En 2011, il dénonce l’élection de Joseph Kabila, « une mascarade » dont « les résultats proclamés ne sont conformes ni à la vérité, ni à la justice ». L’année suivante, alors que François Hollande hésite à participer au Sommet de la francophonie de Kinshasa, Mgr Monsengwo est l’une des rares personnalités à lui demander d’y renoncer en raison de l’élection controversée de Joseph Kabila.
À Rome, il est très apprécié. Benoît XVI l’élève au rang de cardinal en 2010. Et en 2013, le pape François le nomme au sein de son conseil des cardinaux, le G8. « C’est un homme d’une grande sagesse, il ne s’énerve jamais, il vous parle avec un ton pénétrant », dit de lui Mgr Marc Stenger qui l’a côtoyé à Pax Christi International. « On sent chez lui une expérience extraordinaire du gouvernement des hommes ».
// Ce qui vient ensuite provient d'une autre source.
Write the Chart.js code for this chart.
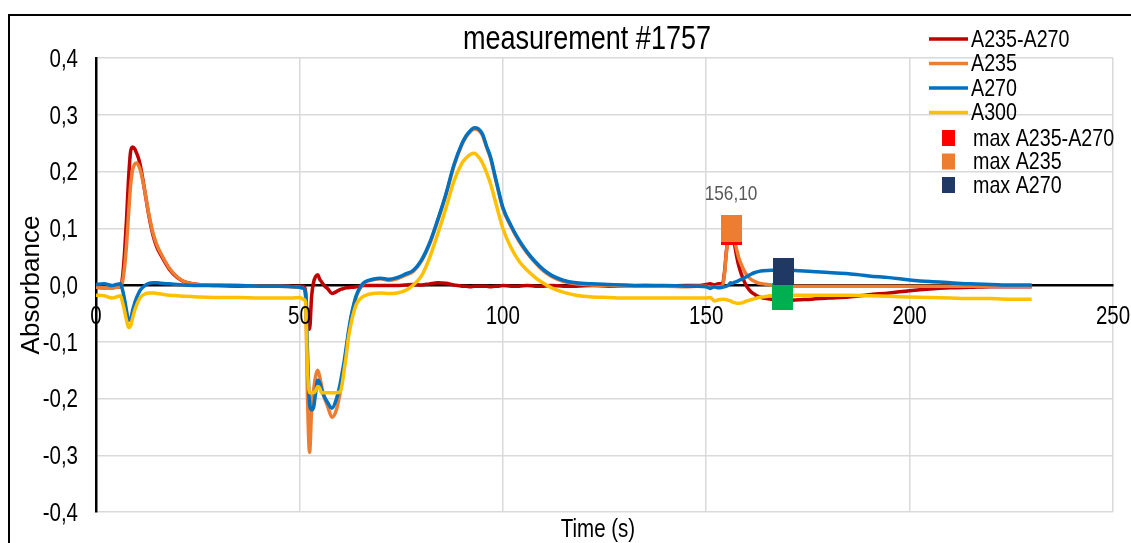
<!DOCTYPE html>
<html lang="en">
<head>
<meta charset="UTF-8">
<title>measurement #1757</title>
<script src="https://cdn.jsdelivr.net/npm/chart.js"></script>
<style>
    html, body {
        margin: 0;
        padding: 0;
        background: #fff;
        overflow: hidden;
    }

    .frame {
        position: absolute;
        left: 8px;
        top: 14px;
        width: 1200px;
        height: 600px;
        border: 2px solid #000;
        box-sizing: border-box;
    }

    #absChart {
        position: absolute;
        left: 0;
        top: 0;
    }
</style>
</head>
<body>
<div class="frame"></div>
<canvas id="absChart" width="1131" height="543"></canvas>

<script>
    // time axis (s), shared by the four absorbance traces
    const timeS = [
        0, 2, 4, 5, 6,
        6.5, 7, 7.5, 8, 8.5, 9, 9.5, 10, 10.5, 11, 12, 13, 14, 15, 16, 18, 20, 22, 25,
        30, 35, 40, 45, 48, 50, 51,
        51.5, 52, 52.5, 53, 53.5, 54, 54.5, 55, 55.5, 56, 57, 58, 59, 60,
        60.5, 61, 61.5, 62, 62.5, 63, 64, 65, 66, 68, 70,
        72, 74, 76, 78, 80, 82, 84, 86, 88, 90, 91, 92, 93, 94, 95,
        96, 97, 98, 99, 100, 102, 104, 106, 108, 110, 112, 115, 118, 122, 126, 130,
        135, 140, 145, 148, 150, 151, 152, 153, 154,
        154.5, 155, 155.5, 156, 156.5, 157, 157.5, 158, 159, 160, 161, 162, 163, 164,
        166, 168, 170, 173, 176, 180, 185, 190, 195, 200, 205, 210, 215, 220, 225, 230
    ];

    const a235minus270 = [
        -0.004, -0.005, -0.005, -0.004, -0.003,
        0.013, 0.055, 0.115, 0.187, 0.235, 0.243, 0.240, 0.232, 0.222, 0.207, 0.165, 0.122, 0.088, 0.066, 0.052, 0.028, 0.013, 0.005, 0.001,
        -0.001, -0.002, -0.002, -0.002, -0.002, -0.002, -0.002,
        -0.010, -0.070, -0.078, -0.020, 0.005, 0.015, 0.018, 0.010, 0.005, 0.000, -0.007, -0.015, -0.012, -0.008,
        -0.007, -0.006, -0.005, -0.005, -0.004, -0.004, -0.003, -0.002, -0.001, -0.001, -0.001,
        -0.001, -0.001, 0.000, 0.001, 0.000, 0.002, 0.004, 0.003, 0.000, -0.002, -0.002, -0.003, -0.002, -0.002, -0.002,
        -0.002, -0.003, -0.002, -0.002, -0.001, -0.002, -0.002, -0.001, -0.002, -0.002, -0.001, -0.002, -0.002, -0.001, -0.002, -0.002,
        -0.001, -0.002, -0.001, -0.001, 0.001, 0.002, 0.000, 0.002, 0.002,
        0.023, 0.062, 0.085, 0.095, 0.087, 0.070, 0.050, 0.034, 0.012, -0.003, -0.012, -0.017, -0.021, -0.023,
        -0.025, -0.026, -0.027, -0.026, -0.025, -0.023, -0.021, -0.017, -0.014, -0.010, -0.007, -0.005, -0.004, -0.003, -0.003, -0.003
    ];

    const a235 = [
        -0.004, -0.005, -0.005, -0.004, -0.003,
        0.005, 0.030, 0.070, 0.125, 0.175, 0.203, 0.213, 0.215, 0.210, 0.200, 0.165, 0.125, 0.092, 0.070, 0.055, 0.030, 0.014, 0.005, 0.001,
        0.000, -0.001, -0.002, -0.002, -0.003, -0.004, -0.006,
        -0.020, -0.200, -0.295, -0.220, -0.185, -0.160, -0.150, -0.162, -0.180, -0.195, -0.215, -0.233, -0.222, -0.190,
        -0.168, -0.145, -0.118, -0.090, -0.067, -0.048, -0.020, -0.005, 0.004, 0.009, 0.011,
        0.008, 0.011, 0.017, 0.024, 0.042, 0.072, 0.113, 0.158, 0.210, 0.248, 0.261, 0.270, 0.275, 0.273, 0.264,
        0.243, 0.223, 0.193, 0.163, 0.135, 0.103, 0.077, 0.056, 0.039, 0.025, 0.015, 0.006, 0.002, 0.000, -0.001, -0.002,
        -0.002, -0.002, -0.003, -0.002, -0.002, -0.004, -0.003, -0.003, -0.002,
        0.020, 0.060, 0.085, 0.100, 0.092, 0.078, 0.062, 0.048, 0.030, 0.017, 0.010, 0.006, 0.003, 0.002,
        0.000, -0.001, -0.002, -0.002, -0.002, -0.002, -0.002, -0.002, -0.002, -0.002, -0.002, -0.002, -0.002, -0.002, -0.002, -0.002
    ];

    const a270 = [
        0.001, 0.002, -0.001, 0.001, 0.002,
        -0.008, -0.025, -0.045, -0.062, -0.060, -0.045, -0.032, -0.022, -0.014, -0.008, -0.001, 0.003, 0.004, 0.004, 0.003, 0.002, 0.001, 0.000, -0.001,
        -0.001, -0.001, -0.002, -0.002, -0.003, -0.004, -0.006,
        -0.015, -0.120, -0.210, -0.220, -0.215, -0.190, -0.168, -0.172, -0.185, -0.195, -0.208, -0.217, -0.203, -0.175,
        -0.155, -0.135, -0.110, -0.085, -0.063, -0.045, -0.018, -0.003, 0.005, 0.010, 0.012,
        0.010, 0.013, 0.019, 0.026, 0.044, 0.074, 0.115, 0.160, 0.212, 0.250, 0.263, 0.272, 0.277, 0.275, 0.266,
        0.245, 0.225, 0.195, 0.165, 0.137, 0.105, 0.079, 0.058, 0.041, 0.027, 0.017, 0.008, 0.004, 0.002, 0.001, 0.000,
        -0.001, -0.001, -0.002, -0.002, -0.003, -0.006, -0.003, -0.005, -0.004,
        -0.003, -0.002, 0.000, 0.004, 0.003, 0.005, 0.006, 0.008, 0.011, 0.015, 0.019, 0.022, 0.024, 0.025,
        0.026, 0.026, 0.026, 0.025, 0.024, 0.022, 0.020, 0.016, 0.013, 0.009, 0.006, 0.004, 0.002, 0.001, 0.000, 0.000
    ];

    const a300 = [
        -0.018, -0.019, -0.023, -0.021, -0.019,
        -0.030, -0.045, -0.062, -0.075, -0.072, -0.058, -0.045, -0.035, -0.027, -0.021, -0.016, -0.014, -0.014, -0.015, -0.016, -0.018, -0.019, -0.020, -0.021,
        -0.022, -0.022, -0.023, -0.023, -0.023, -0.022, -0.025,
        -0.030, -0.150, -0.190, -0.190, -0.190, -0.186, -0.179, -0.182, -0.190, -0.190, -0.190, -0.190, -0.190, -0.188,
        -0.175, -0.150, -0.125, -0.095, -0.075, -0.058, -0.034, -0.024, -0.019, -0.015, -0.014,
        -0.015, -0.014, -0.010, 0.000, 0.016, 0.048, 0.090, 0.135, 0.183, 0.215, 0.224, 0.230, 0.232, 0.226, 0.215,
        0.198, 0.178, 0.152, 0.125, 0.100, 0.066, 0.042, 0.026, 0.013, 0.003, -0.005, -0.013, -0.018, -0.021, -0.022, -0.023,
        -0.023, -0.023, -0.023, -0.023, -0.023, -0.022, -0.028, -0.026, -0.025,
        -0.025, -0.026, -0.027, -0.028, -0.030, -0.031, -0.032, -0.032, -0.031, -0.028, -0.026, -0.024, -0.022, -0.021,
        -0.019, -0.018, -0.018, -0.018, -0.018, -0.018, -0.018, -0.019, -0.020, -0.021, -0.022, -0.023, -0.024, -0.024, -0.025, -0.025
    ];

    // detected maxima: [time, absorbance]
    const maxA235minus270 = [156.1, 0.095];
    const maxA235 = [156.1, 0.100];
    const maxA270 = [169.0, 0.024];
    const a300AtMax = [168.7, -0.021];

    const xTicks = [0, 50, 100, 150, 200, 250];
    const yTicks = [-0.4, -0.3, -0.2, -0.1, 0, 0.1, 0.2, 0.3, 0.4];

    const FONT = '"Liberation Sans", Arial, sans-serif';
    const SQUEEZE = 0.82; // condensed look for horizontal text

    const comma = (v, d) => v.toFixed(d).replace('.', ',');
    const toPoints = vals => timeS.map((t, i) => ({ x: t, y: vals[i] }));

    // horizontally condensed text
    function narrowText(ctx, text, x, y, size, align) {
        ctx.save();
        ctx.translate(x, y);
        ctx.scale(SQUEEZE, 1);
        ctx.font = size + 'px ' + FONT;
        ctx.textAlign = align;
        ctx.textBaseline = 'middle';
        ctx.fillText(text, 0, 0);
        ctx.restore();
    }

    // filled rectangle used as point marker
    function makeMarker(color, w, h) {
        const c = document.createElement('canvas');
        c.width = w;
        c.height = h;
        const g = c.getContext('2d');
        g.fillStyle = color;
        g.fillRect(0, 0, w, h);
        return c;
    }

    const traces = [
        { label: 'A235-A270', data: a235minus270, color: '#C00000', order: 5 },
        { label: 'A235', data: a235, color: '#ED7D31', order: 4 },
        { label: 'A270', data: a270, color: '#0070C0', order: 3 },
        { label: 'A300', data: a300, color: '#FFC000', order: 2 }
    ];

    const markers = [
        { label: 'max A235-A270', pt: maxA235minus270, color: '#FF0000', order: 1, legend: true },
        { label: 'max A235', pt: maxA235, color: '#ED7D31', order: 0, legend: true },
        { label: 'max A270', pt: maxA270, color: '#203864', order: 0, legend: true },
        { label: 'A300', pt: a300AtMax, color: '#00B050', order: 0, legend: false }
    ];

    const datasets = traces.map(s => ({
        label: s.label,
        data: toPoints(s.data),
        showLine: true,
        borderColor: s.color,
        backgroundColor: s.color,
        borderWidth: 3.5,
        pointRadius: 0,
        cubicInterpolationMode: 'monotone',
        order: s.order
    })).concat(markers.map(m => ({
        label: m.label,
        data: [{ x: m.pt[0], y: m.pt[1] }],
        showLine: false,
        pointStyle: makeMarker(m.color, 21, 27),
        order: m.order
    })));

    // tick labels, titles, legend and the value label over the A235 maximum
    const decorations = {
        id: 'decorations',
        afterDraw(chart) {
            const ctx = chart.ctx;
            const xs = chart.scales.x;
            const ys = chart.scales.y;
            const zeroY = ys.getPixelForValue(0);
            ctx.save();
            ctx.fillStyle = '#000';

            xTicks.forEach(v => narrowText(ctx, String(v), xs.getPixelForValue(v), zeroY + 32, 25, 'center'));
            yTicks.forEach(v => narrowText(ctx, comma(v, 1), 78, ys.getPixelForValue(v) + 2, 25, 'right'));

            narrowText(ctx, 'measurement #1757', 587, 40, 33, 'center');
            narrowText(ctx, 'Time (s)', 598, 530, 25, 'center');

            ctx.save();
            ctx.translate(32, 285);
            ctx.rotate(-Math.PI / 2);
            ctx.font = '26px ' + FONT;
            ctx.textAlign = 'center';
            ctx.textBaseline = 'middle';
            ctx.fillText('Absorbance', 0, 0);
            ctx.restore();

            // legend
            let y = 39;
            traces.forEach(s => {
                ctx.strokeStyle = s.color;
                ctx.lineWidth = 3.5;
                ctx.beginPath();
                ctx.moveTo(929, y);
                ctx.lineTo(968, y);
                ctx.stroke();
                ctx.fillStyle = '#000';
                narrowText(ctx, s.label, 971, y + 1, 24, 'left');
                y += 24.5;
            });
            y = 138;
            markers.filter(m => m.legend).forEach(m => {
                ctx.fillStyle = m.color;
                ctx.fillRect(942, y - 8, 13, 16);
                ctx.fillStyle = '#000';
                narrowText(ctx, m.label, 973, y + 1, 24, 'left');
                y += 23.5;
            });

            // value label of the A235 maximum
            const p = chart.getDatasetMeta(traces.length + 1).data[0];
            ctx.fillStyle = '#595959';
            narrowText(ctx, comma(maxA235[0], 2), p.x, p.y - 34, 21, 'center');
            ctx.restore();
        }
    };

    new Chart(document.getElementById('absChart'), {
        type: 'scatter',
        data: { datasets: datasets },
        options: {
            responsive: false,
            animation: false,
            events: [],
            layout: {
                padding: { left: 0, right: 18, top: 58, bottom: 31 }
            },
            plugins: {
                legend: { display: false },
                tooltip: { enabled: false }
            },
            scales: {
                x: {
                    type: 'linear',
                    position: { y: 0 },
                    min: xTicks[0],
                    max: xTicks[xTicks.length - 1],
                    afterBuildTicks: s => { s.ticks = xTicks.map(v => ({ value: v })); },
                    afterFit: s => { s.paddingLeft = 0; s.paddingRight = 0; },
                    ticks: { display: false },
                    grid: { color: '#d9d9d9', lineWidth: 1.5, drawTicks: false },
                    border: { color: '#000', width: 2.5 }
                },
                y: {
                    min: yTicks[0],
                    max: yTicks[yTicks.length - 1],
                    afterBuildTicks: s => { s.ticks = yTicks.map(v => ({ value: v })); },
                    afterFit: s => { s.width = 96; s.paddingTop = 0; s.paddingBottom = 0; },
                    ticks: { display: false },
                    grid: { color: '#d9d9d9', lineWidth: 1.5, drawTicks: false },
                    border: { color: '#000', width: 2.5 }
                }
            }
        },
        plugins: [decorations]
    });
</script>
</body>
</html>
Sa voix porte, en RDC et sur la scène internationale. « C’est le premier opposant à Kabila », confie un diplomate. Surtout depuis la disparition d’Étienne Tshisekedi ! « J’ai rarement entendu des choses modérées sur lui », constate un responsable d’une ONG internationale. « On est soit pour, soit contre. Son leadership est incontestable. Mais il a tendance à prendre des positions seul, sans consulter la Cenco qui est obligée de le suivre ».
Parmi les ombres au tableau, sa relation « privilégiée » avec le président controversé du Congo-Brazzaville, Denis Sassou Nguesso.
Une histoire violente
30 juin 1960. L’indépendance du Congo belge donne naissance à la République du Congo. Président : Joseph Kasa-Vubu. Premier ministre : Patrice Lumumba.
Juillet-août 1960. Les dignitaires du Katanga proclament l’indépendance de leur État, puis c’est au tour du Sud-Kasaï.
17 janvier 1961. Assassinat de Patrice Lumumba.
1er août 1964. Naissance de la République démocratique du Congo.
24-25 novembre 1965. Coup d’État de Mobutu Sese Seko qui restera 32 ans au pouvoir.
17 mai 1997. À la suite de la guerre civile au Rwanda qui s’étend à l’est du Zaïre, les troupes de Laurent-Désiré Kabila, proches de Kigali, entrent dans Kinshasa sans rencontrer de résistance. Kabila se déclare président et renomme le pays République démocratique du Congo. Mobutu s’exile au Maroc. Il y décède en septembre.
16 janvier 2001. Laurent-Désiré Kabila est assassiné. Son fils, Joseph Kabila, lui succède. Il remporte deux élections présidentielles en 2006 et 2011. La Constitution lui interdit de se représenter en 2016 mais il conserve le pouvoir.